Other family ties seem more of a stretch. As Us reported: “Hillary Clinton and Madonna share the same great-great-great-great-great-great-great-great-great-grandparents.” I have no clue how lab calculations can cover nine generations.

But genetic testing is incredible. Just ask the Golden State Killer. Or my twin daughters. When they were born, doctors told us they were fraternal. That’s what we believed for 15 years. Then in the fall, my wife sent away for a genetic test. She unveiled the results one night after dinner, like our family was on a reality show executive produced by Jerry Springer.

As it turns out, my fraternal twins are identical.

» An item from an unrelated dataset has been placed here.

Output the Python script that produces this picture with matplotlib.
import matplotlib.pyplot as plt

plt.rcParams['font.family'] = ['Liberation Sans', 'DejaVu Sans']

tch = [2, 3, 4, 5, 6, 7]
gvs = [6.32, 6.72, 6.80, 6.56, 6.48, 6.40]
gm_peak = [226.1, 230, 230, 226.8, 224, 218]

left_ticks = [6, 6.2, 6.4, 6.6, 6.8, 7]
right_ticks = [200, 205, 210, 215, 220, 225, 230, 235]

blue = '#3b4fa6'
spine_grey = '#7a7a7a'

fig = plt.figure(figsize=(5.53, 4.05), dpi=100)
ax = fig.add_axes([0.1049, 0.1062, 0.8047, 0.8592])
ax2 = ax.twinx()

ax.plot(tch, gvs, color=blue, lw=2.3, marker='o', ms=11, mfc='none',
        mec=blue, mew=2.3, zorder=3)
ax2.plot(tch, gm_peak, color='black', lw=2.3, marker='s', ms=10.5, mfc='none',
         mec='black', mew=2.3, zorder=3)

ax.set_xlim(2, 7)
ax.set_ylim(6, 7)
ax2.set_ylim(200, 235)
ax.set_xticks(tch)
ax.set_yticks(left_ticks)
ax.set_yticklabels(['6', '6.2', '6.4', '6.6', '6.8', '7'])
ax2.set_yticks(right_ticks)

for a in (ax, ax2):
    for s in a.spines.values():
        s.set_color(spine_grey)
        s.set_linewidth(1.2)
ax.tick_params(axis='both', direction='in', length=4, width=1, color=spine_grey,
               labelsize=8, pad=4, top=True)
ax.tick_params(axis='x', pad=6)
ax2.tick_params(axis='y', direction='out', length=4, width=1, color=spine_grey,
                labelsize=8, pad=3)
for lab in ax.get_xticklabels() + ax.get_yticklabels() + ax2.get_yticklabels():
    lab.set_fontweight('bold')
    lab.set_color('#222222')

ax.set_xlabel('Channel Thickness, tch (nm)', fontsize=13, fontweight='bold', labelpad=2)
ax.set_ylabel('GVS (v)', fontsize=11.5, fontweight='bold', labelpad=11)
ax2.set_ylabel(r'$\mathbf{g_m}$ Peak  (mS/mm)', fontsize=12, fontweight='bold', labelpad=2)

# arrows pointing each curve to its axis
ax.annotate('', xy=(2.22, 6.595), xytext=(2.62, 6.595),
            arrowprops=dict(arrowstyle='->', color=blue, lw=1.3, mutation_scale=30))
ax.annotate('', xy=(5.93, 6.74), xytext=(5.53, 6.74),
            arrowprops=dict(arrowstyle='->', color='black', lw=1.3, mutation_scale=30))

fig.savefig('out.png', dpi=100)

It doesn’t really change anything. Well, I suppose if one child embraces a life of teen crime, there’s now an elevated nature-nurture risk both will soon be carjacking and holding up 7-Elevens. But it’s nice to confirm who they are in relation to one another.

Woody Harrelson’s kids already refer to McConaughey as “Uncle Matthew.” Matthew McConaughey’s kids already refer to Harrelson as “Uncle Woody.”

Both men deserve to know if this is truer than they once believed.